By Bosphorus News Geopolitics Desk


The release of Alexandros Giotopoulos has moved from a Greek parole decision into a diplomatic dispute involving Türkiye, the United States and Greece's own judiciary.

Washington said it was "deeply disappointed" by the release of the convicted November 17 leader and urged Greece to take all possible steps to return him to prison. The US State Department also backed a Greek prosecutorial challenge seeking to overturn the parole decision, adding international pressure to a case that had already drawn a sharp response from Ankara.

Giotopoulos, 82, was released on 21 May after a decision by the Piraeus Court of Appeals. He had served 24 years in prison after being sentenced in 2003 to 17 life terms plus 25 years for his role in November 17, the far-left militant group blamed for assassinations and attacks in Greece over several decades.

Greek reports said the conditions of his release included a ban on leaving the country, residence in Vyronas and regular reporting to police every 15 days. The release was justified on parole grounds, including age, health and time served, but Greek prosecutors moved quickly to challenge the ruling.

On 25 May, a deputy prosecutor at Greece's Supreme Court appealed the decision, arguing that Giotopoulos had not met the legal requirements for conditional release. That move gave Washington a legal opening to support the review without presenting the case only as a demand from outside Greece.

Türkiye had already condemned the decision on 22 May, saying Giotopoulos had been convicted over November 17 attacks linked to the killing of Turkish diplomat Çetin Görgü in 1991, the attempted assassination of diplomat Deniz Bölükbaşı the same year and the killing of embassy press counsellor Haluk Sipahioğlu in 1994. Bosphorus News previously covered Ankara's reaction in its report on Türkiye's condemnation of the November 17 leader's release.

The US statement widened the same file. Washington described Giotopoulos as the leader and mastermind of November 17 and recalled that the group killed American, British, Turkish and Greek targets. The organisation's victims included CIA Athens station chief Richard Welch, US military personnel, British defense attaché Stephen Saunders, Turkish diplomatic figures and Greek officials, businessmen and public figures.
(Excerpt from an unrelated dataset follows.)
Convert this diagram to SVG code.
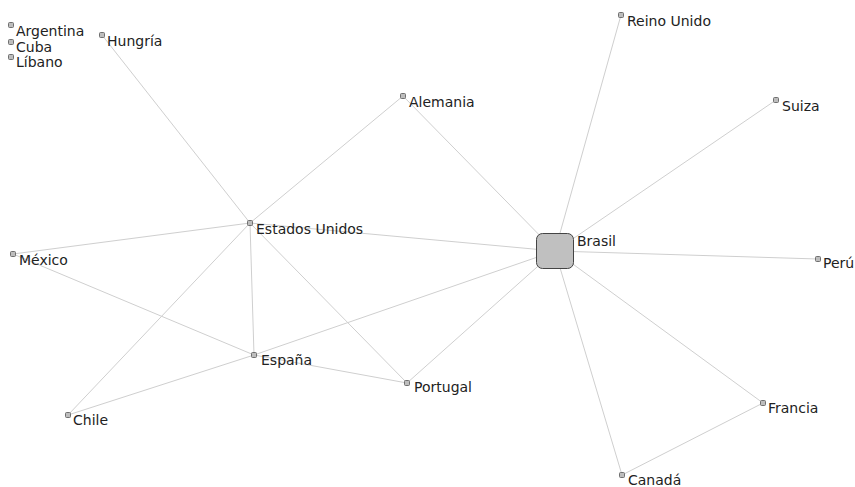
<svg xmlns="http://www.w3.org/2000/svg" width="855" height="487" viewBox="0 0 855 487">
<style>
.e{stroke:#cfcfcf;stroke-width:1;fill:none}
.n{fill:#bdbdbd;stroke:#707070;stroke-width:1}
.t{font-family:"DejaVu Sans",Verdana,sans-serif;font-size:14px;fill:#222}
</style>
<rect width="855" height="487" fill="#fff"/>
<g id="connectors">
<line class="e" x1="102" y1="35" x2="250" y2="223"/>
<line class="e" x1="403" y1="96" x2="250" y2="223"/>
<line class="e" x1="403" y1="96" x2="555" y2="251"/>
<line class="e" x1="621" y1="15" x2="555" y2="251"/>
<line class="e" x1="776" y1="100" x2="555" y2="251"/>
<line class="e" x1="250" y1="223" x2="555" y2="251"/>
<line class="e" x1="818" y1="259" x2="555" y2="251"/>
<line class="e" x1="13" y1="254" x2="250" y2="223"/>
<line class="e" x1="13" y1="254" x2="254" y2="355"/>
<line class="e" x1="254" y1="355" x2="555" y2="251"/>
<line class="e" x1="254" y1="355" x2="407" y2="383"/>
<line class="e" x1="254" y1="355" x2="68" y2="415"/>
<line class="e" x1="250" y1="223" x2="254" y2="355"/>
<line class="e" x1="250" y1="223" x2="407" y2="383"/>
<line class="e" x1="250" y1="223" x2="68" y2="415"/>
<line class="e" x1="407" y1="383" x2="555" y2="251"/>
<line class="e" x1="555" y1="251" x2="763" y2="403"/>
<line class="e" x1="555" y1="251" x2="622" y2="475"/>
<line class="e" x1="763" y1="403" x2="622" y2="475"/>
</g>
<g id="argentina"><rect class="n" x="8.5" y="22.5" width="5" height="5" rx="1"/><text class="t" x="16" y="36">Argentina</text></g>
<g id="cuba"><rect class="n" x="8.5" y="39.5" width="5" height="5" rx="1"/><text class="t" x="16" y="52">Cuba</text></g>
<g id="libano"><rect class="n" x="8.5" y="54.5" width="5" height="5" rx="1"/><text class="t" x="16" y="67">Líbano</text></g>
<g id="hungria"><rect class="n" x="99.5" y="32.5" width="5" height="5" rx="1"/><text class="t" x="107" y="46">Hungría</text></g>
<g id="alemania"><rect class="n" x="400.5" y="93.5" width="5" height="5" rx="1"/><text class="t" x="409" y="107">Alemania</text></g>
<g id="reino-unido"><rect class="n" x="618.5" y="12.5" width="5" height="5" rx="1"/><text class="t" x="627" y="26">Reino Unido</text></g>
<g id="suiza"><rect class="n" x="773.5" y="97.5" width="5" height="5" rx="1"/><text class="t" x="782" y="111">Suiza</text></g>
<g id="estados-unidos"><rect class="n" x="247.5" y="220.5" width="5" height="5" rx="1"/><text class="t" x="256" y="234">Estados Unidos</text></g>
<g id="mexico"><rect class="n" x="10.5" y="251.5" width="5" height="5" rx="1"/><text class="t" x="19" y="265">México</text></g>
<g id="brasil"><rect x="536.5" y="233.5" width="37" height="35" rx="6" fill="#c0c0c0" stroke="#444" stroke-width="1"/><text class="t" x="577" y="246">Brasil</text></g>
<g id="peru"><rect class="n" x="815.5" y="256.5" width="5" height="5" rx="1"/><text class="t" x="823" y="268">Perú</text></g>
<g id="espana"><rect class="n" x="251.5" y="352.5" width="5" height="5" rx="1"/><text class="t" x="261" y="365">España</text></g>
<g id="portugal"><rect class="n" x="404.5" y="380.5" width="5" height="5" rx="1"/><text class="t" x="414" y="392">Portugal</text></g>
<g id="chile"><rect class="n" x="65.5" y="412.5" width="5" height="5" rx="1"/><text class="t" x="73" y="425">Chile</text></g>
<g id="francia"><rect class="n" x="760.5" y="400.5" width="5" height="5" rx="1"/><text class="t" x="768" y="413">Francia</text></g>
<g id="canada"><rect class="n" x="619.5" y="472.5" width="5" height="5" rx="1"/><text class="t" x="628" y="485">Canadá</text></g>
</svg>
The case now cuts across two pressures on Athens. Türkiye and the United States are treating the release as a terrorism and allied-security issue, rooted in attacks that targeted diplomats and foreign officials. Greek judicial bodies, meanwhile, have pushed back against outside criticism, arguing that foreign governments should not interfere with judicial independence.

That tension is the reason the case has not ended with Giotopoulos leaving prison. The parole decision reopened a file that Greece may see through legal procedure, while Türkiye and the United States read it through diplomatic memory, counterterrorism commitments and the protection of officials targeted by November 17.
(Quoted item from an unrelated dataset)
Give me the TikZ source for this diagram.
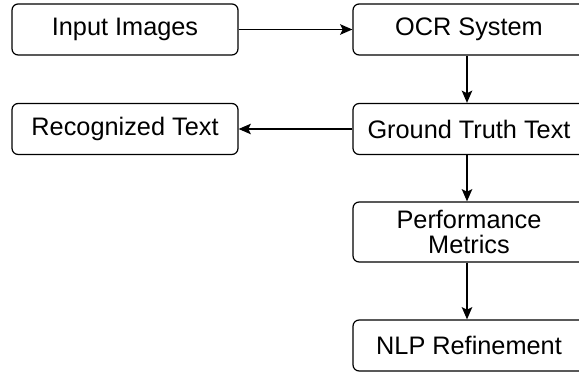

The next step now lies with the Greek judicial process. If the appeal succeeds, Giotopoulos could be returned to prison. If it fails, Athens will still have to manage the political fallout. Washington's intervention puts the case inside the allied counterterrorism frame, but Ankara's reaction is the more sensitive one for Greece, because November 17 remains tied to a longer and more difficult record in Türkiye-Greece relations.